Morsi relies on army to secure referendum

Morsi relies on army to secure referendum

Morsi relies on army to secure referendum

An Egyptian army tank is deployed near the Presidential Palace in Cairo as opposition supporters and people walk by yesterday. President Mohamed Morsi has ordered Egypt’s army to ‘cooperate’ with police and given it power of arrest. AFP photo

Egypt’s President Mohamed Morsi has ordered the army to take on police powers, including the right to arrest civilians, ahead of the Constitutional referendum that has already polarized the country.

The decree takes effect on the eve of mass rival protests on the referendum, which is set to be held on Dec. 15, and follows street clashes that have left several people dead and hundreds injured.
It orders the military to fully cooperate with police “to preserve security and protect vital state institutions for a temporary period, up to the announcement of the results from the referendum,” according to a copy of the decree obtained by Agence France-Presse. The decree gave army officers the right to make arrests and transfer detainees to prosecutors.

Despite its limited nature, the edict will revive memories of Hosni Mubarak’s emergency law, also introduced as a temporary expedient, under which military or state security courts tried thousands of political dissidents and militants. Emergency law was in place in Egypt from 1981 until May this year.
A Cabinet source said ministers had reviewed the latest decree last week, saying troops had secured elections during a military-run transition after Mubarak, but with a civilian president now in charge they needed a decree to allow them to play that role, Reuters has reported.

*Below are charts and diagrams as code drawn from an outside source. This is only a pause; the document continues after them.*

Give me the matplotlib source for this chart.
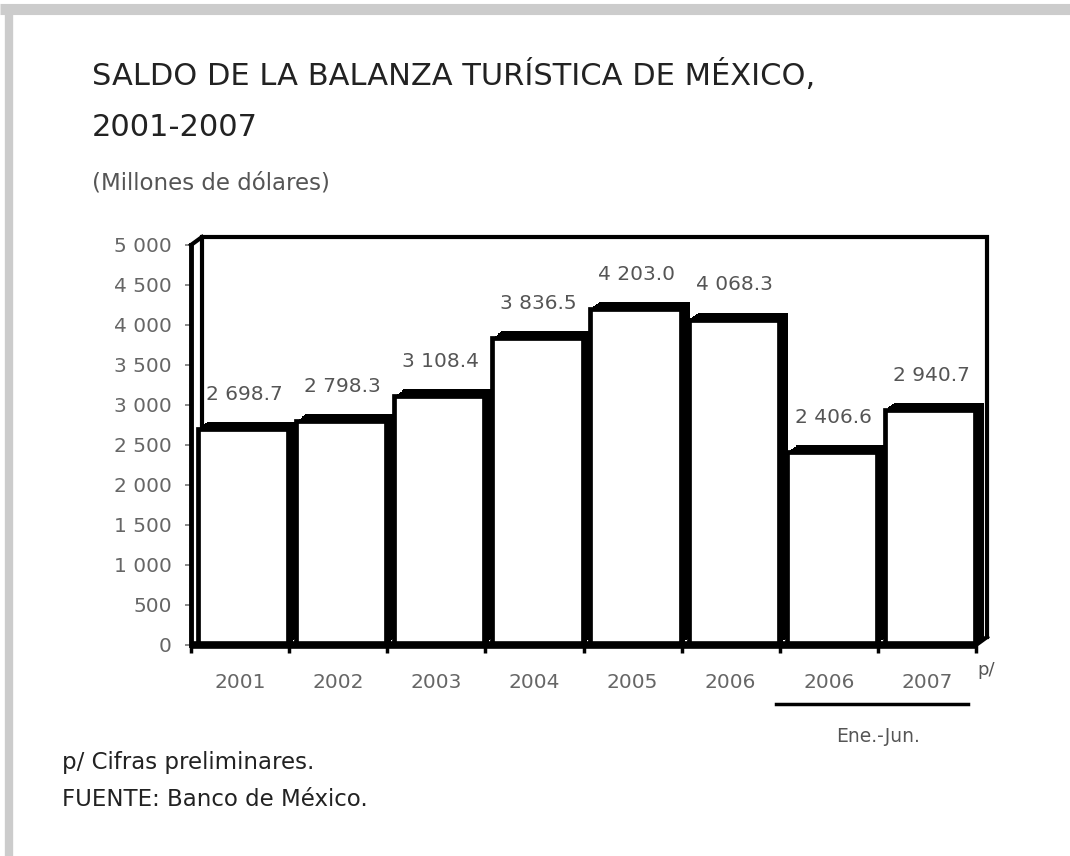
"""Saldo de la balanza turistica de Mexico, 2001-2007 (pseudo-3D bar chart)."""

import matplotlib as mpl
import matplotlib.pyplot as plt
from matplotlib.lines import Line2D
from matplotlib.ticker import FixedLocator, FuncFormatter
from matplotlib.transforms import ScaledTranslation, blended_transform_factory

YEARS = ["2001", "2002", "2003", "2004", "2005", "2006", "2006", "2007"]
VALUES = [2698.7, 2798.3, 3108.4, 3836.5, 4203.0, 4068.3, 2406.6, 2940.7]
VALUE_LABELS = ["2 698.7", "2 798.3", "3 108.4", "3 836.5",
                "4 203.0", "4 068.3", "2 406.6", "2 940.7"]
Y_TICKS = [0, 500, 1000, 1500, 2000, 2500, 3000, 3500, 4000, 4500, 5000]

TITLE_1 = "SALDO DE LA BALANZA TURÍSTICA DE MÉXICO,"
TITLE_2 = "2001-2007"
SUBTITLE = "(Millones de dólares)"
NOTE_1 = "p/ Cifras preliminares."
NOTE_2 = "FUENTE: Banco de México."
PERIOD = "Ene.-Jun."

W, H = 1070, 856
TEXT = "#222222"
GREY = "#555555"
LIGHT = "#666666"

mpl.rcParams.update({"font.family": ["DejaVu Sans"]})

fig = plt.figure(figsize=(W / 100, H / 100), dpi=100)


def px(dx, dy):
    """Offset in screen pixels."""
    return ScaledTranslation(dx / 100, dy / 100, fig.dpi_scale_trans)


# grey frame on top and left edges
fig.add_artist(Line2D([0, 1], [1 - 8.5 / H] * 2, transform=fig.transFigure,
                      color="#cccccc", linewidth=8, solid_capstyle="butt"))
fig.add_artist(Line2D([9 / W] * 2, [0, 1 - 4 / H], transform=fig.transFigure,
                      color="#cccccc", linewidth=6, solid_capstyle="butt"))

# titles and notes
fig.text(92 / W, 1 - 75 / H, TITLE_1, fontsize=22, color=TEXT, va="center")
fig.text(92 / W, 1 - 127 / H, TITLE_2, fontsize=22, color=TEXT, va="center")
fig.text(92 / W, 1 - 183 / H, SUBTITLE, fontsize=16.5, color=GREY, va="center")
fig.text(62 / W, 1 - 762 / H, NOTE_1, fontsize=16.5, color=TEXT, va="center")
fig.text(62 / W, 1 - 800 / H, NOTE_2, fontsize=16.5, color=TEXT, va="center")

ax = fig.add_axes([191 / W, 1 - 645 / H, 785 / W, 400 / H])
ax.set_xlim(-0.5, len(VALUES) - 0.5)
ax.set_ylim(0, 5000)
ax.patch.set_alpha(0)

# back wall of the 3D box, plus the two corner diagonals
ax.plot([0, 0, 1, 1], [0, 1, 1, 0], transform=ax.transAxes + px(11, 8),
        color="black", linewidth=3, solid_joinstyle="miter", clip_on=False,
        zorder=1)
ax.add_line(Line2D([0, 11 / 785], [1, 1 + 8 / 400], transform=ax.transAxes,
                   color="black", linewidth=3, clip_on=False))
ax.add_line(Line2D([1, 1 + 11 / 785], [0, 8 / 400], transform=ax.transAxes,
                   color="black", linewidth=3, clip_on=False))

xs = list(range(len(VALUES)))
# dark side/top faces: a few shifted black copies make the extrusion,
# then the white front faces go on top
for k in range(1, 7):
    shadow = ax.bar(xs, VALUES, width=0.92, color="black", linewidth=0,
                    transform=ax.transData + px(3 + 1.5 * k, 7 * k / 6),
                    zorder=2)
    for patch in shadow:
        patch.set_clip_on(False)
ax.bar(xs, VALUES, width=0.92, facecolor="white", edgecolor="black",
       linewidth=3.4, transform=ax.transData + px(3, 0), zorder=3)

for x, v, lab in zip(xs, VALUES, VALUE_LABELS):
    ax.annotate(lab, (x, v), xytext=(3, 25), textcoords="offset points",
                ha="center", va="center", fontsize=14.5, color=GREY)

# axis lines
for side in ["top", "right"]:
    ax.spines[side].set_visible(False)
ax.spines["left"].set_linewidth(3.5)
ax.spines["bottom"].set_linewidth(5.5)
ax.spines["bottom"].set_zorder(4)
ax.spines["bottom"].set_capstyle("butt")

ax.yaxis.set_major_locator(FixedLocator(Y_TICKS))
ax.yaxis.set_major_formatter(
    FuncFormatter(lambda v, _p: f"{int(v):,}".replace(",", " ")))
ax.tick_params(axis="y", direction="out", length=4, width=1.2, color="#777777",
               pad=10, labelsize=14.5, labelcolor=LIGHT)

ax.set_xticks([i - 0.5 for i in range(len(VALUES) + 1)])
ax.set_xticklabels([])
ax.set_xticks(xs, minor=True)
ax.set_xticklabels(YEARS, minor=True)
ax.tick_params(axis="x", which="major", direction="out", length=6, width=2.5)
ax.tick_params(axis="x", which="minor", length=0, pad=20, labelsize=14.5,
               labelcolor=LIGHT)

ax.annotate("p/", (1, 0), xycoords="axes fraction", xytext=(1, -18),
            textcoords="offset points", fontsize=13, color=GREY,
            ha="left", va="center")

# bracket for the January-June comparison
trans = blended_transform_factory(ax.transData, ax.transAxes)
ax.add_line(Line2D([5.46, 7.42], [-0.1475, -0.1475], transform=trans,
                   color="black", linewidth=2.5, clip_on=False))
ax.text(6.5, -0.2275, PERIOD, transform=trans, ha="center", va="center",
        fontsize=13.5, color=GREY)

fig.savefig("out.png", dpi=100, facecolor="white")
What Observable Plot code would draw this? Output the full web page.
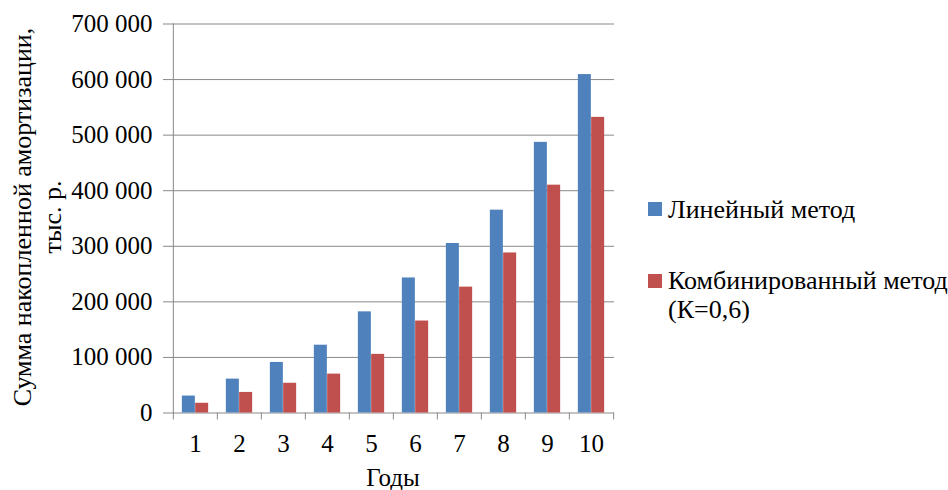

The army has deployed tanks and troops since Dec. 6 around the Presidential Palace but these have not yet confronted the thousands of protesters who have gathered there every night. F-16 fighter jets also made low passes over the center of Cairo in a rare maneuver by the air force over the capital on Dec. 9.

Main opposition group to boycott referendum

The main opposition group, the National Salvation Front, led by liberals such as Mohamed ElBaradei and Amr Moussa, as well as leftist firebrand Hamdeen Sabahy, called for huge protests to be held today in Cairo to boycott the referendum, arguing that it was impossible against a background of Muslim Brotherhood “intimidation.” The referendum was “grossly irresponsible” and would cause “cause further division and polarization,” it claimed.

“We do not recognize the draft Constitution because it does not represent the Egyptian people,” National Salvation Front spokesman Sameh Ashour told a news conference. Cairo schools informed parents they would be closed as precaution today.

Former presidential candidate and founder of the Strong Egypt Party, Abdel-Moneim Abul-Fotouh, called on all Egyptians to vote “no” in the referendum, saying the draft Constitution does not achieve the demands of the Jan. 25 revolution, according to al-Ahram. The opposition views the new Constitution as undermining human rights, the rights of women, religious minorities, and curtailing the independence of the judiciary. Morsi supporters have urged their followers to turn out “in millions” in a show of support for the president and for a referendum they feel sure of winning with their loyal base and perhaps with the votes of the many Egyptians weary of turmoil.

Mahmoud Ghozlan, the Muslim Brotherhood’s spokesman, said the opposition were able to stage protests, but should keep the peace. So far, the army and police have taken a relatively passive role in the protests roiling the country. The elite Republican Guard has yet to use force to keep protesters away from the presidential palace, where clashes with Morsi supporters killed seven people and wounded 350 last week.

Egypt’s Morsi stops tax rises

CAIRO - Agence France-Presse

Egyptian President Mohamed Morsi has suspended tax rises on a range of products, including alcohol and cigarettes, in an apparent bid to woo the electorate ahead of Dec. 15’s referendum on a new charter.

Morsi issued the decision overnight and tasked his prime minister, Hisham Qandil, to start talks on the taxes “so as not to increase the burden on citizens,” official MENA news agency reported yesterday. The tax hikes, also affecting steel, cement, mobile-phone and other products, were part of budget efforts Egypt has agreed to make to secure a $4.8 billion loan from the International Monetary Fund.